EIFF 2013: National Security

Film Review by Alan Bett | 22 Jun 2013
Film title: National Security
Director: Chung Ji-yung
Starring: Park Won-sang, Lee Kyeong-yeong

What can be more worthy than a film highlighting the cruelty of torture? And what more torturous than almost two hours as witness to such soulless barbarity? Well the torture itself, of course, let’s not be flippant, but it’s still an affecting ordeal to watch this weighty new film from Chung Ji-young. Set during the political activism of 80s Korea and the subsequent violent interrogations conducted by the ruling dictatorship, the director picks a subject ingrained in the Korean subconscious while retaining relevance.

Waterboarding is the weapon of choice here, a US export and one of the director’s many nods to America’s extracurricular activities. Its title of 'simulated drowning' is as inaccurately inoffensive as the grey company men who carry it out, each more concerned with the everyday trials of family and promotion than the live human suffering at their hands. Although their backstories add context they also lend an unnecessary dramatic arc to acts that are simply savagery.

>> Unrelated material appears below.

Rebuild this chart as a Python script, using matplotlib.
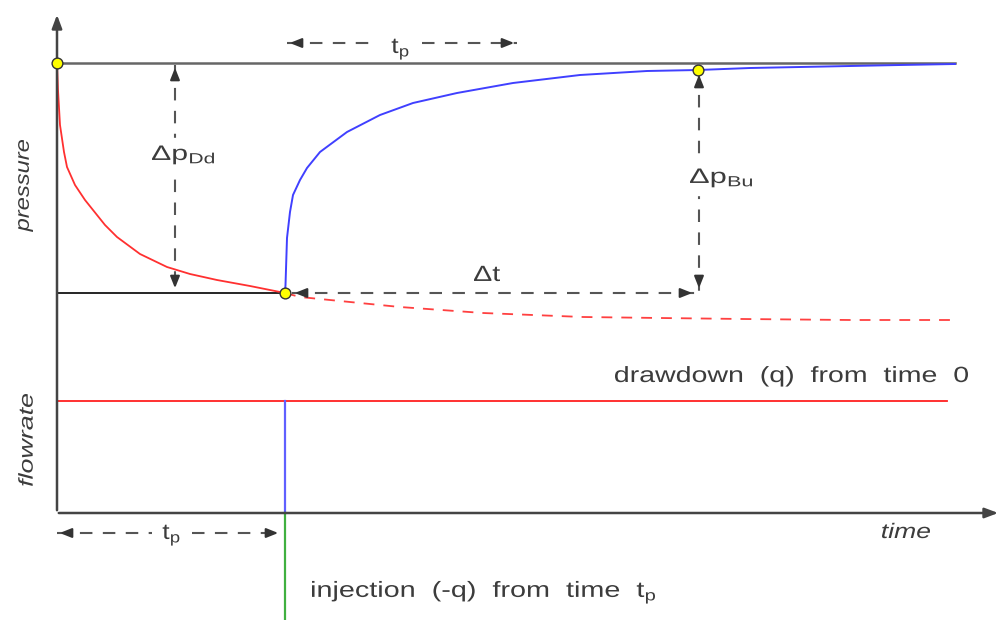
import matplotlib.pyplot as plt
from matplotlib.textpath import TextPath
from matplotlib.patches import PathPatch
from matplotlib.font_manager import FontProperties
from matplotlib.transforms import Affine2D

plt.rcParams['font.family'] = ['Liberation Sans', 'DejaVu Sans']
plt.rcParams['mathtext.fontset'] = 'custom'
plt.rcParams['mathtext.rm'] = 'Liberation Sans'
plt.rcParams['mathtext.it'] = 'Liberation Sans:italic'

# schematic sketch coordinates (x = time, y = depth on the page, downwards)
t0, tp, t_bu, t_end = 57, 285, 698, 955
p_init, p_tp = 63, 293
q_level, axis_y = 401, 513

# drawdown from time 0 up to tp
dd_t = [57, 58, 60, 64, 67, 75, 85, 93, 105, 117, 140, 167, 190, 217, 250, 285]
dd_p = [63, 90, 125, 152, 167, 185, 200, 210, 225, 237, 254, 267, 274, 280, 286, 293]

# drawdown continued past tp (superposition, dashed)
ext_t = [285, 300, 350, 400, 483, 583, 660, 743, 850, 955]
ext_p = [293, 297, 302, 307, 313, 317, 318, 319, 320, 320]

# build-up after shut-in
bu_t = [285, 285.5, 287, 290, 293, 300, 307, 320, 347, 380, 413, 457, 513, 580, 647, 698, 750, 800, 850, 900, 955]
bu_p = [293, 285, 238, 212, 195, 180, 168, 152, 132, 115, 103, 93, 83, 75, 71, 70, 68, 67, 66, 65, 64]

dot_t = [t0, tp, t_bu]
dot_p = [p_init, p_tp, 70]

grey = '#555555'
txt = '#3c3c3c'

fig = plt.figure(figsize=(10.03, 6.2), dpi=100)
ax = fig.add_axes([0, 0, 1, 1])
ax.set_xlim(0, 1003)
ax.set_ylim(620, 0)
ax.axis('off')


def label(x, y, s, size=22, sx=1.2, width=None, ha='left', va='baseline', rot=0, italic=False):
    # text drawn as a path so it can be stretched horizontally
    fp = FontProperties(family='Liberation Sans', style='italic' if italic else 'normal')
    path = TextPath((0, 0), s, size=size, prop=fp)
    ext = path.get_extents()
    if width is not None:
        sx = width / ext.width
    x_anchor = {'left': ext.x0, 'center': (ext.x0 + ext.x1) / 2, 'right': ext.x1}[ha]
    y_anchor = {'baseline': 0, 'center': (ext.y0 + ext.y1) / 2}[va]
    tr = (Affine2D().translate(-x_anchor, -y_anchor).scale(sx, 1)
          .rotate_deg(rot).scale(1, -1).translate(x, y))
    ax.add_patch(PathPatch(tr.transform_path(path), facecolor=txt, edgecolor='none', zorder=6))


# axes with arrows
ax.annotate('', xy=(t0, 12), xytext=(t0, axis_y),
            arrowprops=dict(arrowstyle='-|>,head_length=0.8,head_width=0.3', color='#444444', lw=1.8))
ax.annotate('', xy=(1001, axis_y), xytext=(t0 - 1, axis_y),
            arrowprops=dict(arrowstyle='-|>,head_length=0.8,head_width=0.3', color='#444444', lw=1.8))

# reference lines
ax.plot([t0, t_end], [p_init, p_init], color='#666666', lw=1.8)
ax.plot([t0, tp], [p_tp, p_tp], color='black', lw=1.2)

# pressure curves
ax.plot(dd_t, dd_p, color='#ff3030', lw=1.3)
ax.plot(ext_t, ext_p, color='#ff4040', lw=1.3, dashes=(6, 5))
ax.plot(bu_t, bu_p, color='#4040ff', lw=1.4)

# rate history
ax.plot([t0, 947], [q_level, q_level], color='#ff2020', lw=1.3)
ax.plot([tp, tp], [q_level, axis_y], color='#6060ff', lw=1.6)
ax.plot([tp, tp], [axis_y, 620], color='#40b040', lw=1.6)

ax.scatter(dot_t, dot_p, s=60, color='#ffff00', edgecolor='#333333', lw=1, zorder=5)


def dashed_arrow(x0, y0, x1, y1, both=True, gap=None):
    # dashed shaft with solid heads
    if gap is None:
        ax.plot([x0, x1], [y0, y1], color=grey, lw=1.5, dashes=(6, 5))
    else:
        ax.plot([x0, gap[0]], [y0, y0], color=grey, lw=1.5, dashes=(6, 5))
        ax.plot([gap[1], x1], [y1, y1], color=grey, lw=1.5, dashes=(6, 5))
    dx, dy = x1 - x0, y1 - y0
    n = (dx ** 2 + dy ** 2) ** 0.5
    ux, uy = dx / n * 14, dy / n * 14
    style = dict(arrowstyle='-|>,head_length=0.7,head_width=0.28', color='#333333', lw=1.5)
    ax.annotate('', xy=(x1, y1), xytext=(x1 - ux, y1 - uy), arrowprops=style)
    if both:
        ax.annotate('', xy=(x0, y0), xytext=(x0 + ux, y0 + uy), arrowprops=style)


dashed_arrow(287, 43, 517, 43, gap=(378, 422))
dashed_arrow(175, 65, 175, 291)
dashed_arrow(699, 72, 699, 291)
dashed_arrow(292, p_tp, 695, p_tp)
dashed_arrow(57, 533, 281, 533, gap=(152, 192))

# white backing behind the vertical arrow labels
ax.fill_between([150, 217], 138, 170, color='white', zorder=4)
ax.fill_between([688, 754], 160, 195, color='white', zorder=4)

label(400, 53, r'$\mathrm{t}_{\mathrm{p}}$', ha='center')
label(171, 539, r'$\mathrm{t}_{\mathrm{p}}$', ha='center')
label(152, 160, r'$\Delta\mathrm{p}_{\mathrm{Dd}}$', size=21, width=62)
label(690, 183, r'$\Delta\mathrm{p}_{\mathrm{Bu}}$', size=21, width=62)
label(487, 281, r'$\Delta\mathrm{t}$', ha='center', width=26)

label(25.5, 186, 'pressure', size=20, width=92, ha='center', va='center', rot=90, italic=True)
label(25.5, 440, 'flowrate', size=20, width=92, ha='center', va='center', rot=90, italic=True)
label(906, 538, 'time', size=21, width=48, ha='center', italic=True)

label(615, 382, 'drawdown  (q)  from  time  0', size=22, width=353)
label(312, 597, r'injection  (-q)  from  time  $\mathrm{t}_{\mathrm{p}}$', size=22, width=343)

fig.savefig('out.png', dpi=100, facecolor='white')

Wang Bing's 2007 short The Brutality Factory provided no answers to torture, just an unformed, searing experience of horror and helplessness. The constructed narrative here softens the blow, especially the tortured Kim Jong-tae (Park Won-sang)’s hallucinated flashbacks. In contrast to this recorded testimonies of those who suffered cut deeper. The final dedication to victims of torture the world over an acknowledgement that while this particular true story broods darkly within Korea's memory, the universality of torture remains an unacceptable truth.